25.08.2015 Milliyet-Ankara Gazetesi
Geçtiğimiz
Cuma günü yağan şiddetli yağmur, geçmişi ve bütün Haziran boyunca
yaşadıklarımızı, bir günde hatırlatmak içindi sanki. Daha doğrusu doğa sık sık
uyarıyor ancak biz üstümüze alınmıyoruz hiç. Yarım saat içinde sosyal medyada,
Ankara’nın her yanından su baskını haberleri ve fotoğrafları yağdı bir yandan.
Birkaç cisim birkaç resim
Boğazına
kadar suda kalan araba tamircisi, çamurlu sular içinde sadece tepesi görünen,
altgeçitlerde su içinde sağa sola savrulmuş arabalar, beline kadar su içinde
arabasını ittirenler, 31 yıl sonra ilk kez konser salonu, dershaneleriyle sular
altında kalan Hacettepe Üniversitesi Ankara Devlet Konservatuvarı, metronun
klasikleşmiş çağlayan akıntıları, alışık olmayan alışveriş merkezlerindeki
baskınlar, eski Cumhurbaşkanlığı, yeni Başbakanlık’ın altındaki Çankaya Caddesi
ile İran Caddesi’nin kesiştiği köşede izlediğimiz ızgaradan fışkıran sular,
aklımızda kalan birkaç resim.
Gök müfettişleri teftişte
Batıkent,
Keçiören, Mamak’ı yine fazlasıyla su bastı ama tam iş çıkışına denk geldi, bu
kez başkentin merkezindeydi gözler. Sokakları Ankara Çayı’ndan ayıramadık,
başkenti, tepeden tırnağa bir teftiş etti hiddetli gök müfettişleri.
“Bir insan, sağanak yağmuru duyunca
şemsiyesini almayı düşünüyorsa bir belediye de önlem olarak üzerine düşen
görevleri yapmayı düşünmeli. Bangır bangır ‘Küresel ısınma var, yağışlar daha
şiddetli olacak’ diyor uzmanlar, sadece vatandaş mı dinliyor bu uyarıları?”
demiştik 8 Temmuz 2014’de, yine bir sular seller sonrası. Her defasında daha
şiddetlisine maruz kaldığımıza göre hiç adım atılmadığına, hatta bu konuda adım
atmak gibi bir plan olmadığına hükmedebiliriz bu yıl yaşadıklarımızdan sonra.
Planı bile söylüyor
Ankara
Kalkınma Ajansı, 2014-2023 yılları arasını kapsayan bir ‘Ankara Bölge Planı’ hazırladı. Çok var ama Plan’dan sadece 2
maddeye değineceğiz bu konuyla ilgili:
-
Ankara’da Yaşamak başlığı altında, Ankara Merkez Bölgesi’nde, yerleşim
alanlarının kontrolsüz (yağ lekesi biçiminde) büyüdüğü ve
- Ankara’da
Çevre başlığı altında, Ankara’nın
iklim değişikliğinin muhtemel etkilerinden ciddi zarar görebilecek bölgeler
arasında bulunduğu belirtilmiş bu iki maddede.
Biz, planı görmeden, niye yağışlar konusunda uzmanları
dinlemediklerini sormuşuz.
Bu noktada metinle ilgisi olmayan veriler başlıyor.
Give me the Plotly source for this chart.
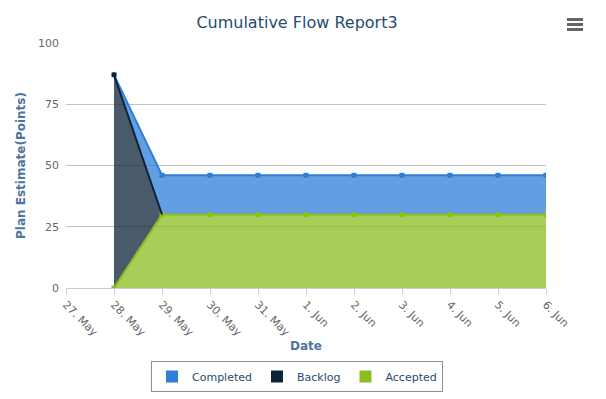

Aynı vurdumduymazlık, kentiçi ulaşım ve toplu taşıma
konusunda da devam ediyor. Ancak altyapısı ve yeterli ulaşım ağı olmayan başkentte,
kentsel dönüşüm ve alışveriş merkezi inşaatları ışık hızıyla devam ediyor. Altı
olmayan kente, üst yapıyoruz durmadan.
Ses
geçirmez odaları bilmiyor
Doğanın müfettişleri de her denetime geldiğinde, hani
haberli de geliyorlar ama, daha beter çuvallıyoruz karşılarında. Şimşekler,
gökgürültüleri eşliğinde kızgınlıklarını ifade ediyor, homur homur terk
ediyorlar bir sonraki teftişe kadar. Doğa ana teknolojiyi ne kadar takip ediyor
bilmiyoruz ama onun da yetkililerin ses geçirmez camlı odalarda oturduğunu
bilmediği besbelli. Bizim gibi duyulmadan kalıyor kızdıkları.